# What to do
Repeat the whole listing exactly.

# Material provided
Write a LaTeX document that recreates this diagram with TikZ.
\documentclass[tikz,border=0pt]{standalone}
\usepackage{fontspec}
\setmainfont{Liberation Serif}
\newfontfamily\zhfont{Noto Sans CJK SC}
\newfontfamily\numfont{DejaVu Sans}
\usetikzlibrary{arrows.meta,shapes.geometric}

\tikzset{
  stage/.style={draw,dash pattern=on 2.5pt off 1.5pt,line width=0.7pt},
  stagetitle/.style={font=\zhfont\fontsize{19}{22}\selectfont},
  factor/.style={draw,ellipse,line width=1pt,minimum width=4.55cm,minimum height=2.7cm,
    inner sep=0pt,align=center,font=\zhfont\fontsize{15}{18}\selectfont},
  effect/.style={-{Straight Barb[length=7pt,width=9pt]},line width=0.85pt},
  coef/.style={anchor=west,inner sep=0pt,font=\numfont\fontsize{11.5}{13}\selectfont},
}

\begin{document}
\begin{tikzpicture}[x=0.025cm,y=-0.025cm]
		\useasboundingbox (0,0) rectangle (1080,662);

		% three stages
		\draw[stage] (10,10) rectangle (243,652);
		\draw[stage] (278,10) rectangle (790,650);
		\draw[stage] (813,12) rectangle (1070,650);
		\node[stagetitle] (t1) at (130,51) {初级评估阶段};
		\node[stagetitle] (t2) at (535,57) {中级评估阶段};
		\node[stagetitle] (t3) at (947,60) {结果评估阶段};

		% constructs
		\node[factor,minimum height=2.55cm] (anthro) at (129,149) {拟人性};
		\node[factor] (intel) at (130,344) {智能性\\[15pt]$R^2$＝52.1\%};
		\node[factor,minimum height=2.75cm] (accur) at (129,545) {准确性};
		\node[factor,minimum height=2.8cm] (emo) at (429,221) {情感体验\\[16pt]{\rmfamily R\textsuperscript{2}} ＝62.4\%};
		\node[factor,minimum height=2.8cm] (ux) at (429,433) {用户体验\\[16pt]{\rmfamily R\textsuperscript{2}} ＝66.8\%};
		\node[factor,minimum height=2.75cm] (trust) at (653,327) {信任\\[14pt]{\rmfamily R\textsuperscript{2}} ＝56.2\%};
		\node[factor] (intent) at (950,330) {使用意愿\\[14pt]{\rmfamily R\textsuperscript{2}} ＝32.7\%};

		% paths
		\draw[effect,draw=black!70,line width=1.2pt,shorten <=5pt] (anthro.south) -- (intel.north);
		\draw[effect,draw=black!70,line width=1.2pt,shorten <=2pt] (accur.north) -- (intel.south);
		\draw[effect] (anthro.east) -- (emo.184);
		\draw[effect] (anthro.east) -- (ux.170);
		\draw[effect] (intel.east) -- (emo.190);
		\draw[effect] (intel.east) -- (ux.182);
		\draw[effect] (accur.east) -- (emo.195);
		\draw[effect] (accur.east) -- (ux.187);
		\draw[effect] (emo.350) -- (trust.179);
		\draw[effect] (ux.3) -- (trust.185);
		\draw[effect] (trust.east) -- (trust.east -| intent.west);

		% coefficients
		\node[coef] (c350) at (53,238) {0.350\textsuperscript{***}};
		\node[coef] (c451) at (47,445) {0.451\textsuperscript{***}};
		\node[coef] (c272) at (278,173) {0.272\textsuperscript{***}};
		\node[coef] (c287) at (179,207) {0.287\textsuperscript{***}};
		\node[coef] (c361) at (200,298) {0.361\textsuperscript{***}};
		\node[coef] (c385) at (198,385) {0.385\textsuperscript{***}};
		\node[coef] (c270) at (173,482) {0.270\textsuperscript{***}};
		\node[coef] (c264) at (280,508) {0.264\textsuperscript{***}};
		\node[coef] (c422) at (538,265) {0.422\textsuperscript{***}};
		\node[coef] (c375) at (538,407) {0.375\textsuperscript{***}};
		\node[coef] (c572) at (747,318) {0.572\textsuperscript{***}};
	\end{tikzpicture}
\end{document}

# Solution to this task
Write a LaTeX document that recreates this diagram with TikZ.
\documentclass[tikz,border=0pt]{standalone}
\usepackage{fontspec}
\setmainfont{Liberation Serif}
\newfontfamily\zhfont{Noto Sans CJK SC}
\newfontfamily\numfont{DejaVu Sans}
\usetikzlibrary{arrows.meta,shapes.geometric}

\tikzset{
  stage/.style={draw,dash pattern=on 2.5pt off 1.5pt,line width=0.7pt},
  stagetitle/.style={font=\zhfont\fontsize{19}{22}\selectfont},
  factor/.style={draw,ellipse,line width=1pt,minimum width=4.55cm,minimum height=2.7cm,
    inner sep=0pt,align=center,font=\zhfont\fontsize{15}{18}\selectfont},
  effect/.style={-{Straight Barb[length=7pt,width=9pt]},line width=0.85pt},
  coef/.style={anchor=west,inner sep=0pt,font=\numfont\fontsize{11.5}{13}\selectfont},
}

\begin{document}
\begin{tikzpicture}[x=0.025cm,y=-0.025cm]
		\useasboundingbox (0,0) rectangle (1080,662);

		% three stages
		\draw[stage] (10,10) rectangle (243,652);
		\draw[stage] (278,10) rectangle (790,650);
		\draw[stage] (813,12) rectangle (1070,650);
		\node[stagetitle] (t1) at (130,51) {初级评估阶段};
		\node[stagetitle] (t2) at (535,57) {中级评估阶段};
		\node[stagetitle] (t3) at (947,60) {结果评估阶段};

		% constructs
		\node[factor,minimum height=2.55cm] (anthro) at (129,149) {拟人性};
		\node[factor] (intel) at (130,344) {智能性\\[15pt]$R^2$＝52.1\%};
		\node[factor,minimum height=2.75cm] (accur) at (129,545) {准确性};
		\node[factor,minimum height=2.8cm] (emo) at (429,221) {情感体验\\[16pt]{\rmfamily R\textsuperscript{2}} ＝62.4\%};
		\node[factor,minimum height=2.8cm] (ux) at (429,433) {用户体验\\[16pt]{\rmfamily R\textsuperscript{2}} ＝66.8\%};
		\node[factor,minimum height=2.75cm] (trust) at (653,327) {信任\\[14pt]{\rmfamily R\textsuperscript{2}} ＝56.2\%};
		\node[factor] (intent) at (950,330) {使用意愿\\[14pt]{\rmfamily R\textsuperscript{2}} ＝32.7\%};

		% paths
		\draw[effect,draw=black!70,line width=1.2pt,shorten <=5pt] (anthro.south) -- (intel.north);
		\draw[effect,draw=black!70,line width=1.2pt,shorten <=2pt] (accur.north) -- (intel.south);
		\draw[effect] (anthro.east) -- (emo.184);
		\draw[effect] (anthro.east) -- (ux.170);
		\draw[effect] (intel.east) -- (emo.190);
		\draw[effect] (intel.east) -- (ux.182);
		\draw[effect] (accur.east) -- (emo.195);
		\draw[effect] (accur.east) -- (ux.187);
		\draw[effect] (emo.350) -- (trust.179);
		\draw[effect] (ux.3) -- (trust.185);
		\draw[effect] (trust.east) -- (trust.east -| intent.west);

		% coefficients
		\node[coef] (c350) at (53,238) {0.350\textsuperscript{***}};
		\node[coef] (c451) at (47,445) {0.451\textsuperscript{***}};
		\node[coef] (c272) at (278,173) {0.272\textsuperscript{***}};
		\node[coef] (c287) at (179,207) {0.287\textsuperscript{***}};
		\node[coef] (c361) at (200,298) {0.361\textsuperscript{***}};
		\node[coef] (c385) at (198,385) {0.385\textsuperscript{***}};
		\node[coef] (c270) at (173,482) {0.270\textsuperscript{***}};
		\node[coef] (c264) at (280,508) {0.264\textsuperscript{***}};
		\node[coef] (c422) at (538,265) {0.422\textsuperscript{***}};
		\node[coef] (c375) at (538,407) {0.375\textsuperscript{***}};
		\node[coef] (c572) at (747,318) {0.572\textsuperscript{***}};
	\end{tikzpicture}
\end{document}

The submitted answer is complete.